WORK TO COMPLETE: Reproduce the lines below exactly, from the one containing "Reproduce this chart with Altair." through the one containing "180, 190, 200]", both included. Leave out any pictures.

TASK INPUTS:
>> Start
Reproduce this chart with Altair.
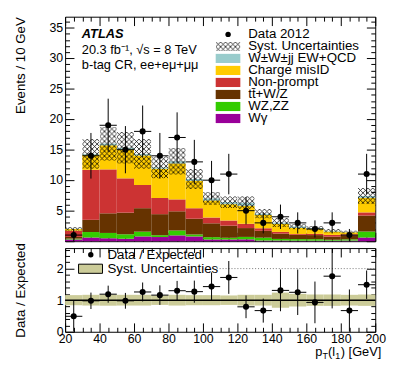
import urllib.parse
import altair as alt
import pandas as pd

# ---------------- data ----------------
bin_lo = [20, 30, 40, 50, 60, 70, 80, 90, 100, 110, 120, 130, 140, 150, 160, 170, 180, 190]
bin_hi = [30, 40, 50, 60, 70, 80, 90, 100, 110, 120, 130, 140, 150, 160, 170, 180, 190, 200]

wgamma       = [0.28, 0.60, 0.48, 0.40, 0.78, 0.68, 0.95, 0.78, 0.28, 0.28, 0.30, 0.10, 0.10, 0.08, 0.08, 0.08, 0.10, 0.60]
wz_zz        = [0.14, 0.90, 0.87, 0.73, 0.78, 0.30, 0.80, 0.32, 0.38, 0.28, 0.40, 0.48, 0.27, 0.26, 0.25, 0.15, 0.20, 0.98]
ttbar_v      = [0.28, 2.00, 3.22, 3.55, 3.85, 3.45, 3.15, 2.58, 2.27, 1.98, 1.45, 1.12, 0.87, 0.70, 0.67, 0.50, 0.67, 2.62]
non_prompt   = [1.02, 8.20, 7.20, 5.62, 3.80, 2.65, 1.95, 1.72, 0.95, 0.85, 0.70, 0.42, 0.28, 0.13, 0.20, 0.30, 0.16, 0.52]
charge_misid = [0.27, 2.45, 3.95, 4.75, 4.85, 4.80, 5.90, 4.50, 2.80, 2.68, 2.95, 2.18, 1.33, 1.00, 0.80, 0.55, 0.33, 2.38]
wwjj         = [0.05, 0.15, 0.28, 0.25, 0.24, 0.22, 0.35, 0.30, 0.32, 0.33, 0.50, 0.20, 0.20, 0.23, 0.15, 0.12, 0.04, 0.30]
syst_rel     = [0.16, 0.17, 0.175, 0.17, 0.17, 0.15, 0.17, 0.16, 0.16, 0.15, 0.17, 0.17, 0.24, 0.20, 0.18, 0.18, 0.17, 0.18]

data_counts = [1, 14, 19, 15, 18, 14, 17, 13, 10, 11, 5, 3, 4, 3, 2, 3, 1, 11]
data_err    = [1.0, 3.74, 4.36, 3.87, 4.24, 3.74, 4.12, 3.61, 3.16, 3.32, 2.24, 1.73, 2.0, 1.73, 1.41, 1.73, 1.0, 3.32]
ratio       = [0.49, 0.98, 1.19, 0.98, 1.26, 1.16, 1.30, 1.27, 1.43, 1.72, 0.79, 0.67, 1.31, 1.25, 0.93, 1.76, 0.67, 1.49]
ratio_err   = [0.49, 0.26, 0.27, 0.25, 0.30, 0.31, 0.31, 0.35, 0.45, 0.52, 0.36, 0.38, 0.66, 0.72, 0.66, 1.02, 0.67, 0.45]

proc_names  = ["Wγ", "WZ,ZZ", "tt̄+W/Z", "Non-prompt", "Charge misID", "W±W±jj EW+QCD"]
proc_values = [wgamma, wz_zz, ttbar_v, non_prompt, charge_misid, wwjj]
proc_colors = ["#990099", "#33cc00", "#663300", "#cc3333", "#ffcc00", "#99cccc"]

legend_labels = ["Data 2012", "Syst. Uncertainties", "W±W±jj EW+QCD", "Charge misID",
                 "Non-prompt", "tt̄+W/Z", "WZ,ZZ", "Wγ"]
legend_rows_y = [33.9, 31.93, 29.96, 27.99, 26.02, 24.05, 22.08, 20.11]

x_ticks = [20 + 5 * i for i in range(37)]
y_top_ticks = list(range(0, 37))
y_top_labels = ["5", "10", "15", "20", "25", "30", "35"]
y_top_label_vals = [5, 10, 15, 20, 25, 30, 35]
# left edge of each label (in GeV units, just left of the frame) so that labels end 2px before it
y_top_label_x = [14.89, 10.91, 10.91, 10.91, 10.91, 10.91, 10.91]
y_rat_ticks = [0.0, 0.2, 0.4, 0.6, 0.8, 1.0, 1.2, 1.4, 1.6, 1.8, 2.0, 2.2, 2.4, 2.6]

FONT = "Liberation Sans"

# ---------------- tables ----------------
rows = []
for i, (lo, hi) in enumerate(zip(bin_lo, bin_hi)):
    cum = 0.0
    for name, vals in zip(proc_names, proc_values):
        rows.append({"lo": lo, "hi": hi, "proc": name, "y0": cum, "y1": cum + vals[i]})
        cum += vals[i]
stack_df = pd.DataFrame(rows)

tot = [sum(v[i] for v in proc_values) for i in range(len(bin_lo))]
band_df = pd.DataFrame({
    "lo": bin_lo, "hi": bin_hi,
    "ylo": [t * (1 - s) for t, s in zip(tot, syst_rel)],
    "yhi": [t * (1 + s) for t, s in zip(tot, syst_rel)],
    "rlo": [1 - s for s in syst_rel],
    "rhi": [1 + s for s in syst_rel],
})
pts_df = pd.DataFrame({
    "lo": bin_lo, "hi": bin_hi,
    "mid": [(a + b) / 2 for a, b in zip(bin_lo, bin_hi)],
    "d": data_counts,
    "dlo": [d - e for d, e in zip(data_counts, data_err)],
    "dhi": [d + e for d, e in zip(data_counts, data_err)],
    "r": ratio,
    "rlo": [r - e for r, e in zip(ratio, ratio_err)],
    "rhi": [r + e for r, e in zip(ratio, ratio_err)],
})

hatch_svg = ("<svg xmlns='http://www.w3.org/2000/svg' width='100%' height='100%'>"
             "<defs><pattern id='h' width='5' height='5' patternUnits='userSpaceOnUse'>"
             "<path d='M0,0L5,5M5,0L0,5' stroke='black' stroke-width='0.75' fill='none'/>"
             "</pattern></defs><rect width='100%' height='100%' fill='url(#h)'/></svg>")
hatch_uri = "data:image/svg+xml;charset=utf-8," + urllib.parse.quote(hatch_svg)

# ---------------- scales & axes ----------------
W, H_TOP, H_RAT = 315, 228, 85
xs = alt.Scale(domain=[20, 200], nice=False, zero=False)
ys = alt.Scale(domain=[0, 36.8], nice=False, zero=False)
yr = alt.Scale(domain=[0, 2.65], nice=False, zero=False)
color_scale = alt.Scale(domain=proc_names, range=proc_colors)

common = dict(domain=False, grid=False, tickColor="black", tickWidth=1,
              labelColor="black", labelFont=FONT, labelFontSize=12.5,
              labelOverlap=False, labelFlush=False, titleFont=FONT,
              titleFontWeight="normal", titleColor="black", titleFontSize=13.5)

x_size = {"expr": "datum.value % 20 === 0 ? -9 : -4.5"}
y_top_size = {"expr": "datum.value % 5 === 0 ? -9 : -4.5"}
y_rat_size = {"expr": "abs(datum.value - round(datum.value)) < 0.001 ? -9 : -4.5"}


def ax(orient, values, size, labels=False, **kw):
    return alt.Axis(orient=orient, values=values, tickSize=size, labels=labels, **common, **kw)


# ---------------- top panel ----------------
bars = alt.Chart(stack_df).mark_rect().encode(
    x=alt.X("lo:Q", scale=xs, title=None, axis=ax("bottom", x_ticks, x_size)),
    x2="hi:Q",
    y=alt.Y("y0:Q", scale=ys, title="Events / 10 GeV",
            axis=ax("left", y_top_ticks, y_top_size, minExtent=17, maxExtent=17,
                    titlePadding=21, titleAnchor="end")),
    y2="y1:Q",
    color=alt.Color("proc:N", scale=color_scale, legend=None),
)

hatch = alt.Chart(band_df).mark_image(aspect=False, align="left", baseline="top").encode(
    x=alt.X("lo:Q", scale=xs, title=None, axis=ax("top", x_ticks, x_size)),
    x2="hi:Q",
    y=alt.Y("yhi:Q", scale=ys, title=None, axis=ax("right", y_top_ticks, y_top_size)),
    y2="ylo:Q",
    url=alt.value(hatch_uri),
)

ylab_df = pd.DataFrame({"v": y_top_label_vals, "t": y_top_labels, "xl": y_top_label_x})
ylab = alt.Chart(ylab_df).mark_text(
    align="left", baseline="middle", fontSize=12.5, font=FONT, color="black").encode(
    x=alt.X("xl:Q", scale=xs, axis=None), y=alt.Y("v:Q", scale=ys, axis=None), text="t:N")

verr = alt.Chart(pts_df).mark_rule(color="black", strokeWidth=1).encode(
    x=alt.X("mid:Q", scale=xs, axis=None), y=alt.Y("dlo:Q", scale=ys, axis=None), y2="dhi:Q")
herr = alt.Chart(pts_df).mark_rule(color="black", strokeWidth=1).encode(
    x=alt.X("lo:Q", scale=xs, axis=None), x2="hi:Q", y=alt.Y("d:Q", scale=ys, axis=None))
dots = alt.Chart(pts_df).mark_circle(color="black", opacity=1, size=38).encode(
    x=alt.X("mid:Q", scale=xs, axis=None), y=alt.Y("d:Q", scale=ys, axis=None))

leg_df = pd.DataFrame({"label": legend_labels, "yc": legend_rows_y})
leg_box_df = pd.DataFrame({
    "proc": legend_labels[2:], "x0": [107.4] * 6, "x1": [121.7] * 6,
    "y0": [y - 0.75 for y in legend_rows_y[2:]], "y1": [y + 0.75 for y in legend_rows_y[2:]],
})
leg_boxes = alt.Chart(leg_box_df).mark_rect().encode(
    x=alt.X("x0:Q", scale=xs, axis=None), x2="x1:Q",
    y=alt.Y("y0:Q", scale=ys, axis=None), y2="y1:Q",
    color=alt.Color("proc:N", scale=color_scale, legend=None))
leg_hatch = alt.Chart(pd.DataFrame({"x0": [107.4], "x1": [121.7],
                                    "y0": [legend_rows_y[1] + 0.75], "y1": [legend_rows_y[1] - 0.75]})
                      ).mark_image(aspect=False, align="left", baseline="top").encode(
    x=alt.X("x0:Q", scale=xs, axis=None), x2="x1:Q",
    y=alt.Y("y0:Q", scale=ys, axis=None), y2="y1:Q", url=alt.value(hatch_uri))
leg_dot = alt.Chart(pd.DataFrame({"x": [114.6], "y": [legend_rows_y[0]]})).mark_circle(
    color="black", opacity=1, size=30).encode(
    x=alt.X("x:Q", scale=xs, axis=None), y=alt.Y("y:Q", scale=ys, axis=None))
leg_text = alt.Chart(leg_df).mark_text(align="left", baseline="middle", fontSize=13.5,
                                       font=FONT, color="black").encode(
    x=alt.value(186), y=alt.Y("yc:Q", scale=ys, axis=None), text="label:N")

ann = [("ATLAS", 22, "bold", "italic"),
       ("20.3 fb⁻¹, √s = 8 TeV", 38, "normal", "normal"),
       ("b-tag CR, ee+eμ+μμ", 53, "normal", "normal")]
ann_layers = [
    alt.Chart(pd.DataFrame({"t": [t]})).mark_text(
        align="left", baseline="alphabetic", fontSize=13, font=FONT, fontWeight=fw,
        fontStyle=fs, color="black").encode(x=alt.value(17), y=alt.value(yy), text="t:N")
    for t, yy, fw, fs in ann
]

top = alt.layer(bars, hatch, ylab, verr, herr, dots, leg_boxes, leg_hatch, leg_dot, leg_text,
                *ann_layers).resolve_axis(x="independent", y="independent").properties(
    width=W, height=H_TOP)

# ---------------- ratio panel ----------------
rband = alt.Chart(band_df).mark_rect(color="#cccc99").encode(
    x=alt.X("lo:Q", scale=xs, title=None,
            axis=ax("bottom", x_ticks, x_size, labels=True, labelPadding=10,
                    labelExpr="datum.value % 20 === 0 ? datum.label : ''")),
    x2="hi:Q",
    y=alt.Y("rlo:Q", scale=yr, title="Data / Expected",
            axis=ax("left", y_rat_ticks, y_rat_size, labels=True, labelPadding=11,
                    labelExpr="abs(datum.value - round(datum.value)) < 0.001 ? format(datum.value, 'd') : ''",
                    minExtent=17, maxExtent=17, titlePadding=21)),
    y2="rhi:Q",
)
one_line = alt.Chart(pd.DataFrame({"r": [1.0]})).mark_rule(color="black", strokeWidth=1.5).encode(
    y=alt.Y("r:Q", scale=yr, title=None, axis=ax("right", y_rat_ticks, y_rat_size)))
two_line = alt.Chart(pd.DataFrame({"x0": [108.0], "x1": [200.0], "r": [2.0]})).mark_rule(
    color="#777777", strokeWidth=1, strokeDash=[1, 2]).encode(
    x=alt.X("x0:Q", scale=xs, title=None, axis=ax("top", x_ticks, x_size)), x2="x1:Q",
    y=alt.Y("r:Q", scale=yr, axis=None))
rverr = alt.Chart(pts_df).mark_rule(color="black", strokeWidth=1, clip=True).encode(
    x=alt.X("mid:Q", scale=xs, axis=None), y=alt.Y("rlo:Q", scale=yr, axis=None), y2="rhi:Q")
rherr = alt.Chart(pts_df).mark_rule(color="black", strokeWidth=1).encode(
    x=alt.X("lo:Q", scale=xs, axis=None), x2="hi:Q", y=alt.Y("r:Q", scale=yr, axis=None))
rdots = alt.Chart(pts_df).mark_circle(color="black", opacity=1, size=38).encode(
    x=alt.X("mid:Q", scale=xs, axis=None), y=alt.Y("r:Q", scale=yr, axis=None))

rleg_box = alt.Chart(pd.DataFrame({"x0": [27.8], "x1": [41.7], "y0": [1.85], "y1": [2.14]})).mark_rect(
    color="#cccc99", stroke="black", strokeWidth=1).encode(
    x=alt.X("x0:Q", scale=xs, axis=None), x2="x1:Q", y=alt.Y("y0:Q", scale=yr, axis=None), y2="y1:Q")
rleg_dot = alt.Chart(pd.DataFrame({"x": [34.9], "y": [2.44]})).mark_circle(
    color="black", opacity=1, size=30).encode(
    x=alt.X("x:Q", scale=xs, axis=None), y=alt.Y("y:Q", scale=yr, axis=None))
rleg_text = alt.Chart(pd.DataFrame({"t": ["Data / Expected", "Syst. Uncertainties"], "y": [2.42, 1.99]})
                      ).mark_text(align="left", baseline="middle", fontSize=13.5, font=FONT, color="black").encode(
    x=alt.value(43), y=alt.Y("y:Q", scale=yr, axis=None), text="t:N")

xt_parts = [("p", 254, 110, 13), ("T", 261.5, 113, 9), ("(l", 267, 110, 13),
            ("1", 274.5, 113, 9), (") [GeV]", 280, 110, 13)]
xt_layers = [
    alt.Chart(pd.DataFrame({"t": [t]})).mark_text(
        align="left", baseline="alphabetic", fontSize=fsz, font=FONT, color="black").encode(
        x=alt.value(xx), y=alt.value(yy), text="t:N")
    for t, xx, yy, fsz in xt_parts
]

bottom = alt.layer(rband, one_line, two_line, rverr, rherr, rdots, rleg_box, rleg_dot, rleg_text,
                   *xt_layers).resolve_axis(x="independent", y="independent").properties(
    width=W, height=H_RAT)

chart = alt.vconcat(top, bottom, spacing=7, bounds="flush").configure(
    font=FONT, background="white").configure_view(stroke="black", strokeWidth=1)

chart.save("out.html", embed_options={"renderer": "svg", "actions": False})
>> End
>> Start
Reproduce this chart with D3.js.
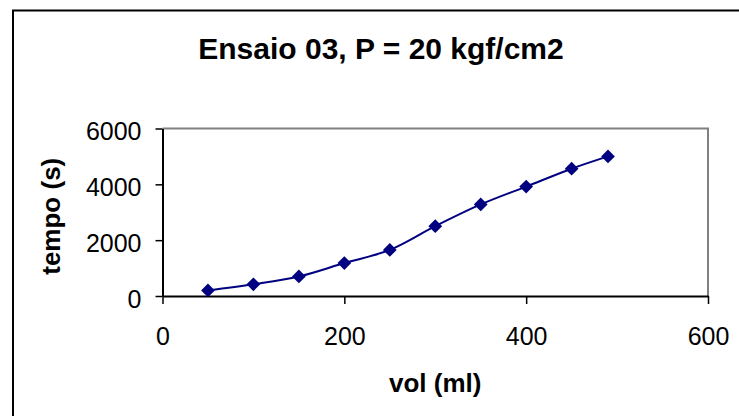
>> End
FINISHED ANSWER:
Reproduce this chart with Altair.
import urllib.parse
import altair as alt
import pandas as pd

# ---------------- data ----------------
bin_lo = [20, 30, 40, 50, 60, 70, 80, 90, 100, 110, 120, 130, 140, 150, 160, 170, 180, 190]
bin_hi = [30, 40, 50, 60, 70, 80, 90, 100, 110, 120, 130, 140, 150, 160, 170, 180, 190, 200]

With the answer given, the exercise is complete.